The old adage, “It’s not what you know, but who you know” is an unavoidable fact of life if you are to be successful in most of life’s endeavors.  Some people seem to be born with an innate ability to connect with just about anyone.  For most of us, it takes a little more work.  I’m not a natural networker, but here are some things I’ve picked up by watching people who are good at it.

  1. Be a “Yes” man – One of the quickest ways to slide off my radar (of people that I want to connect with) is to fail to make meeting with me a priority.  Never say, “we will make it happen sometime soon”.  Instead, get something in your calendar.
  2. Do your homework – Know the other person.  What are they passionate about?  What are they involved in?  If you know why they want to meet be prepared to discuss the subject matter to the best of your ability.
  3. Ask meaningful questions – Ask the person about their passions and interests.  Everyone loves to talk about themselves.  Knowing their interests and asking them about it demonstrates that you care about what they love.
  4. Be a helper – Help the person with their passions.  Even if the point of the meeting was just to connect and talk, you can make a friend for life if you offer some little bit of yourself to another person.  It can be as simple as an offering to pray for them.  If they are working on a project ask them to keep you updated with their progress.
  5. Be a connector – Connecting others to one another tends to be reciprocal.  Put two people together that can benefit from the relationship and you have not only been a blessing, but you have performed a good deed that will likely come back around someday.
  6. Ask to be connected – Many of these are “others focused”.  I very much believe it’s in your best interest to seek the good of others.  Successful people seem to be the folks most concerned with the helping their friends.  On the other hand, it never hurts to ask for help.  If you know that someone can connect you with an individual who might be beneficial to your goals, ask them if they would mind doing so.  Most people aren’t actively thinking of your needs and how they can help you (it’s not a bad thing, it’s just normal).  Ask them.

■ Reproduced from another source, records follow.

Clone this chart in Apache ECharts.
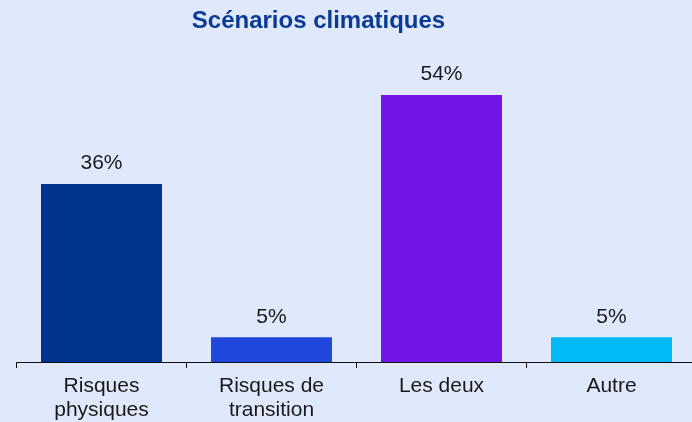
<!DOCTYPE html>
<html>
<head>
<meta charset="utf-8">
<script src="https://cdn.jsdelivr.net/npm/echarts@6/dist/echarts.min.js"></script>
<style>
  html, body { margin: 0; padding: 0; background: #dfe9fb; }
  #chart { width: 692px; height: 422px; }
</style>
</head>
<body>
<div id="chart"></div>
<script>
// données du graphique
const categories = ['Risques\nphysiques', 'Risques de\ntransition', 'Les deux', 'Autre'];
const values = [36, 5, 54, 5];
const barColors = ['#00338d', '#2049dc', '#7214e8', '#00b9f5'];

const myChart = echarts.init(document.getElementById('chart'));
const option = {
  backgroundColor: '#dfe9fb',
  title: {
    text: 'Scénarios climatiques',
    left: 313.5,
    textAlign: 'center',
    top: 4,
    textStyle: {
      fontFamily: 'Liberation Sans',
      fontSize: 24,
      fontWeight: 'bold',
      color: '#0a3a94'
    }
  },
  grid: {
    left: 16.5,
    top: 95,
    width: 680,
    bottom: 60,
    outerBoundsMode: 'none'
  },
  xAxis: {
    type: 'category',
    data: categories,
    axisLine: { lineStyle: { color: '#111', width: 1 } },
    axisTick: { show: true, length: 6, lineStyle: { color: '#111' } },
    axisLabel: {
      fontFamily: 'Liberation Sans',
      fontSize: 21,
      color: '#1a1a1a',
      lineHeight: 24,
      margin: 12,
      interval: 0
    }
  },
  yAxis: {
    type: 'value',
    min: 0,
    max: 'dataMax',
    show: false,
    splitLine: { show: false }
  },
  series: [
    {
      type: 'bar',
      barWidth: 121,
      data: values.map((v, i) => ({ value: v, itemStyle: { color: barColors[i] } })),
      label: {
        show: true,
        position: 'top',
        distance: 10,
        formatter: '{c}%',
        fontFamily: 'Liberation Sans',
        fontSize: 21,
        color: '#1a1a1a'
      }
    }
  ]
};
myChart.setOption(option);
</script>
</body>
</html>
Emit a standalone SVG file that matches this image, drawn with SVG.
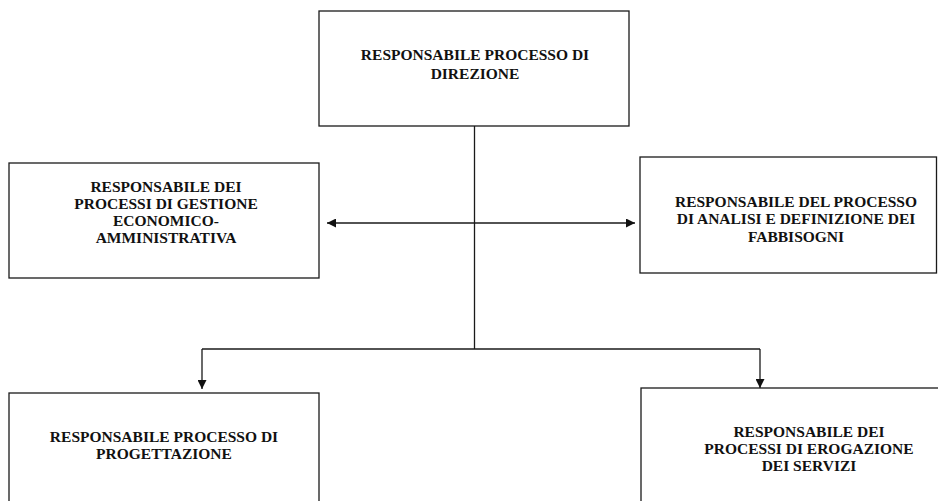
<svg xmlns="http://www.w3.org/2000/svg" width="938" height="501" viewBox="0 0 938 501">
  <style>
    .box { fill: #ffffff; stroke: #1a1a1a; stroke-width: 1.3; }
    .lbl { font-family: "Liberation Serif", "Times New Roman", serif; font-weight: bold; font-size: 15.5px; fill: #111111; text-anchor: middle; }
    .conn { fill: none; stroke: #1a1a1a; stroke-width: 1.3; }
  </style>
  <defs>
    <marker id="arr" viewBox="0 0 10 10" refX="10" refY="5" markerWidth="9" markerHeight="9" markerUnits="userSpaceOnUse" orient="auto-start-reverse">
      <path d="M0,0 L10,5 L0,10 Z" fill="#111111"/>
    </marker>
  </defs>
  <rect width="938" height="501" fill="#ffffff"/>

  <g id="connectors">
    <path class="conn" d="M474.5,126 L474.5,349"/>
    <path class="conn" d="M202,349 L760,349"/>
    <path class="conn" d="M202,349 L202,389" marker-end="url(#arr)"/>
    <path class="conn" d="M760,349 L760,388" marker-end="url(#arr)"/>
    <path class="conn" d="M327,223 L635,223" marker-start="url(#arr)" marker-end="url(#arr)"/>
  </g>

  <g id="node-direzione">
    <rect class="box" x="319" y="11" width="310" height="115"/>
    <text class="lbl" x="475" y="59.5">RESPONSABILE PROCESSO DI</text>
    <text class="lbl" x="475" y="78.5">DIREZIONE</text>
  </g>

  <g id="node-gestione">
    <rect class="box" x="9" y="163" width="310" height="115"/>
    <text class="lbl" x="166" y="191.5">RESPONSABILE DEI</text>
    <text class="lbl" x="166" y="208.5">PROCESSI DI GESTIONE</text>
    <text class="lbl" x="166" y="225.5">ECONOMICO-</text>
    <text class="lbl" x="166" y="242.5">AMMINISTRATIVA</text>
  </g>

  <g id="node-fabbisogni">
    <rect class="box" x="640" y="157" width="296.5" height="116"/>
    <text class="lbl" x="796" y="207">RESPONSABILE DEL PROCESSO</text>
    <text class="lbl" x="796" y="224">DI ANALISI E DEFINIZIONE DEI</text>
    <text class="lbl" x="796" y="241.5">FABBISOGNI</text>
  </g>

  <g id="node-progettazione">
    <rect class="box" x="9" y="393" width="310" height="120"/>
    <text class="lbl" x="164" y="442">RESPONSABILE PROCESSO DI</text>
    <text class="lbl" x="164" y="458.5">PROGETTAZIONE</text>
  </g>

  <g id="node-erogazione">
    <rect class="box" x="641" y="388" width="310" height="125"/>
    <text class="lbl" x="809" y="437">RESPONSABILE DEI</text>
    <text class="lbl" x="809" y="454">PROCESSI DI EROGAZIONE</text>
    <text class="lbl" x="809" y="470.5">DEI SERVIZI</text>
  </g>
</svg>
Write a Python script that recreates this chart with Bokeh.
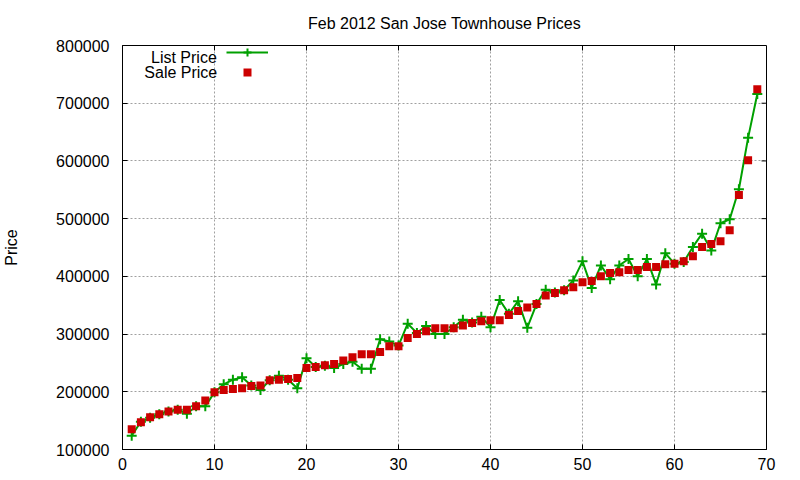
import math
from bokeh.plotting import figure
from bokeh.models import (Range1d, FixedTicker, BasicTickFormatter,
                          Legend, LegendItem, Label)
from bokeh.embed import file_html
from bokeh.resources import INLINE

# ---- data ----
listing_no = list(range(1, 70))
list_price = [124000, 148000, 155000, 161000, 166000, 169000, 162000, 175000, 175000, 199000,
              213000, 221000, 225000, 211000, 203000, 220000, 228000, 221000, 206000, 258000,
              243000, 245000, 241000, 248000, 252000, 240000, 240000, 291000, 287000, 280000,
              318000, 302000, 314000, 300000, 300000, 312000, 325000, 320000, 330000, 312000,
              359000, 335000, 357000, 311000, 352000, 377000, 372000, 376000, 393000, 426000,
              380000, 419000, 395000, 419000, 430000, 400000, 430000, 386000, 440000, 422000,
              425000, 451000, 474000, 445000, 492000, 499000, 551000, 640000, 716000]
sale_price = [135000, 147000, 156000, 161000, 166000, 169000, 169000, 175000, 185000, 199000,
              203000, 205000, 206000, 210000, 211000, 220000, 221000, 222000, 224000, 241000,
              243000, 246000, 248000, 254000, 260000, 265000, 265000, 269000, 279000, 279000,
              293000, 300000, 305000, 310000, 310000, 310000, 315000, 319000, 322000, 324000,
              324000, 333000, 340000, 346000, 352000, 367000, 371000, 376000, 381000, 390000,
              392000, 400000, 406000, 407000, 411000, 411000, 416000, 416000, 421000, 422000,
              426000, 435000, 451000, 456000, 461000, 480000, 541000, 601000, 724000]
x_ticks = [0, 10, 20, 30, 40, 50, 60, 70]
y_ticks = [100000, 200000, 300000, 400000, 500000, 600000, 700000, 800000]
title_text = "Feb 2012 San Jose Townhouse Prices"
y_label = "Price"
series_names = ["List Price", "Sale Price"]

GREEN = "#00a000"
RED = "#cc0000"
FONT = "Liberation Sans"
TICK = 5

p = figure(width=792, height=472, output_backend="svg", toolbar_location=None,
           x_range=Range1d(x_ticks[0], x_ticks[-1]), y_range=Range1d(y_ticks[0], y_ticks[-1]),
           min_border_left=119, min_border_right=26, min_border_top=45, min_border_bottom=23,
           background_fill_color="white", border_fill_color="white")

p.title.text = title_text
p.title.text_font = FONT
p.title.text_font_size = "16px"
p.title.text_font_style = "normal"
p.title.align = "center"
p.title.vertical_align = "top"
p.title.text_color = "black"
p.title.standoff = 23

p.outline_line_color = "black"
p.outline_line_width = 1

for ax, ticks in ((p.xaxis[0], x_ticks), (p.yaxis[0], y_ticks)):
    ax.ticker = FixedTicker(ticks=ticks)
    ax.formatter = BasicTickFormatter(use_scientific=False)
    ax.major_label_text_font = FONT
    ax.major_label_text_font_size = "16px"
    ax.major_label_text_color = "black"
    ax.major_tick_in = TICK
    ax.major_tick_out = 0
    ax.minor_tick_line_color = None
    ax.axis_line_color = "black"
    ax.major_tick_line_color = "black"

p.xaxis[0].major_label_standoff = 8
p.yaxis[0].major_label_standoff = 13
p.yaxis[0].axis_label = y_label
p.yaxis[0].axis_label_text_font = FONT
p.yaxis[0].axis_label_text_font_size = "16px"
p.yaxis[0].axis_label_text_font_style = "normal"
p.yaxis[0].axis_label_text_color = "black"
p.yaxis[0].axis_label_standoff = 33

for g in (p.xgrid[0], p.ygrid[0]):
    g.grid_line_color = "#a0a0a0"
    g.grid_line_dash = "2 2"
    g.grid_line_width = 1
p.xgrid[0].ticker = FixedTicker(ticks=x_ticks)
p.ygrid[0].ticker = FixedTicker(ticks=y_ticks)

# mirrored inward tick marks on the top and right edges of the frame
inner_x = x_ticks[1:-1]
inner_y = y_ticks[1:-1]
p.ray(x=inner_x, y=[y_ticks[-1]] * len(inner_x), length=TICK, length_units="screen",
      angle=-math.pi / 2, line_color="black", line_width=1)
p.ray(x=[x_ticks[-1]] * len(inner_y), y=inner_y, length=TICK, length_units="screen",
      angle=math.pi, line_color="black", line_width=1)

lr = p.line(listing_no, list_price, line_color=GREEN, line_width=2)
pr = p.scatter(listing_no, list_price, marker="cross", size=10, line_color=GREEN, line_width=2)
sr = p.scatter(listing_no, sale_price, marker="square", size=8, fill_color=RED, line_color=None)

legend = Legend(items=[LegendItem(label=" ", renderers=[lr, pr]),
                       LegendItem(label=" ", renderers=[sr])],
                location=(104, 367), glyph_width=42, glyph_height=20, label_height=20,
                spacing=-5, padding=0, margin=0, border_line_color=None,
                background_fill_alpha=0, label_text_font_size="16px", label_standoff=0,
                label_width=1)
p.add_layout(legend)

for name, lx, ly in ((series_names[0], 10.25, 779400), (series_names[1], 10.3, 753400)):
    p.add_layout(Label(x=lx, y=ly, text=name, text_align="right", text_baseline="middle",
                       text_font=FONT, text_font_size="16px", text_color="black"))

open("out.html", "w").write(file_html(p, INLINE))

I’ve also observed that it helps to be funny and good-looking, but there isn’t much you can do about that so I didn’t include it in my list.



About Michael Reeve

I love my people. In 2003 I married my beautiful best friend. Then in 2007 we had our first son, Nolan, named after my favorite baseball player (Nolan Ryan). In 2009 our second son, Asher, was born. We have two dogs, Sawyer and Mr. Precious (Yea, I know) and some fish that are sure to die in the next couple of days. In 2004 we moved to Reedy Fork Ranch in northeast Greensboro. We love this area and we are thrilled to call it home. Now, God has called our family (along with a great team of people) to start a church in NE Greensboro. Proximity Church will have it's first Sunday on January 7, 2018! View all posts by Michael Reeve

One response to “Networking

  • Adam Dupuis

    The best lesson I have learned about networking is that in order for networking to be effective it ALWAYS has to be about the other person. Your focus, when networking needs to be on how to help the other person. Never leave a networking conversation without asking “how can I help you?” Even if you are screaming “HELP ME HELP ME!!” on the inside. The more people know and feel you care about them the more they will work to support you. Networking for you always starts with them.